8 Employee Retention Credit Changes You Need to Know


There have been several iterations of relief legislation since the pandemic began in early 2020. Most of these have included some kind of change to the ERC. Here is a comprehensive list of the ERC changes to know from 2020 to 2021:

1. ERC Extension Changes

The initial ERC only went through the end of 2020 and then was extended until June 30, 2021. The American Rescue Plan then extended the credit to Dec. 31, 2021. The subsequent IIJA backtracked that, however, and ended the program on Sept. 30, 2021, for the majority of U.S. businesses.

2. Increased Qualified Wages

The percentage of qualified wages that can be used to calculate the ERC was expanded for 2021 quarters. It went from 50% of up to $10,000 wages in 2020 to 70% of up to $10,000 in 2021. This percentage also applies to each quarter of 2021, not the whole year, like in 2020.

3. Changes to Gross Receipts Eligibility Requirements

One of the ERC eligibility requirements is to have a decline in gross receipts from either 2020 or 2021 when compared to 2019. This amount was at least 50% less for 2020, and that percentage changed to at least a 20% decline in 2021. This means that more businesses likely qualify in 2021 since that requirement is more generous.

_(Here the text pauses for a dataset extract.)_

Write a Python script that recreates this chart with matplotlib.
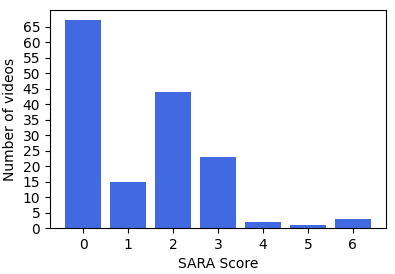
import matplotlib
matplotlib.use('Agg')
import matplotlib.pyplot as plt
import numpy as np

sara_scores = [0, 1, 2, 3, 4, 5, 6]
video_counts = [67, 15, 44, 23, 2, 1, 3]
y_ticks = list(range(0, 70, 5))

fig = plt.figure(figsize=(3.95, 2.74), dpi=100)
ax = fig.add_axes([50 / 395, 1 - 228 / 274, 336 / 395, 218 / 274])
ax.bar(sara_scores, video_counts, color='royalblue')
ax.set_xticks(sara_scores)
ax.set_yticks(y_ticks)
ax.tick_params(labelsize=10)
ax.set_xlabel('SARA Score', fontsize=10)
ax.set_ylabel('Number of videos', fontsize=10)
fig.savefig('out.png', dpi=100)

4. Increased Credit Limits

Employers can get a bigger credit in 2021 because of the increase in qualified wages. You can claim up to $5,000 per year in 2020 and up to $7,000 per quarter in 2021, or $21,000 per employee for all of 2021. This is a significant increase from one year to the next.

5. Definition of Large Employer

It’s also important to pay attention to how ERC legislation defines “large” versus “small” employers. Large employers were considered those with more than 100 full-time employees in 2020. That definition changed in 2021 to businesses with more than 500 full-time employees. Large employers can only claim wages that were paid to employees not providing services. More employers qualified in 2021 to take the full credit since that definition changed.

6. PPP Loan Holders Can Apply for the ERC

The ERC and the PPP were both created by the CARES Act to help employers maintain their staff levels and get much-needed support through the COVID-19 pandemic closures and losses. Businesses that received a PPP loan initially couldn’t also claim the ERC. Successive legislation, however, changed those terms. You can now apply for the ERC even if you received a PPP loan. You just can’t use the same wages that were paid for with funds from your PPP loan to calculate your credit.

7. Inclusion of Certain Government Employers

The CARES Act stated that “any employer operating a trade, business, or a tax-exempt organization, but not governments, their agencies, and instrumentalities” were eligible for the ERC. The ERC was expanded in 2021 to include some governmental employers, including those described in section 501(c)(1) and that are exempt from tax, and colleges or universities that principally provide medical or hospital care services.

8. Fourth Quarter of 2021 Limited to Recovery Startup Businesses

The IIJA limited the last quarter of 2021 to recovery startup businesses, meaning these businesses could qualify for all four quarters of 2021. Other businesses only qualify for the first three quarters of 2021.

Most changes made by legislation after the CARES Act expanded and extended the ERC so more businesses were eligible and could claim the credit for more quarters. They still had to have closed because of a government order or lost gross receipts.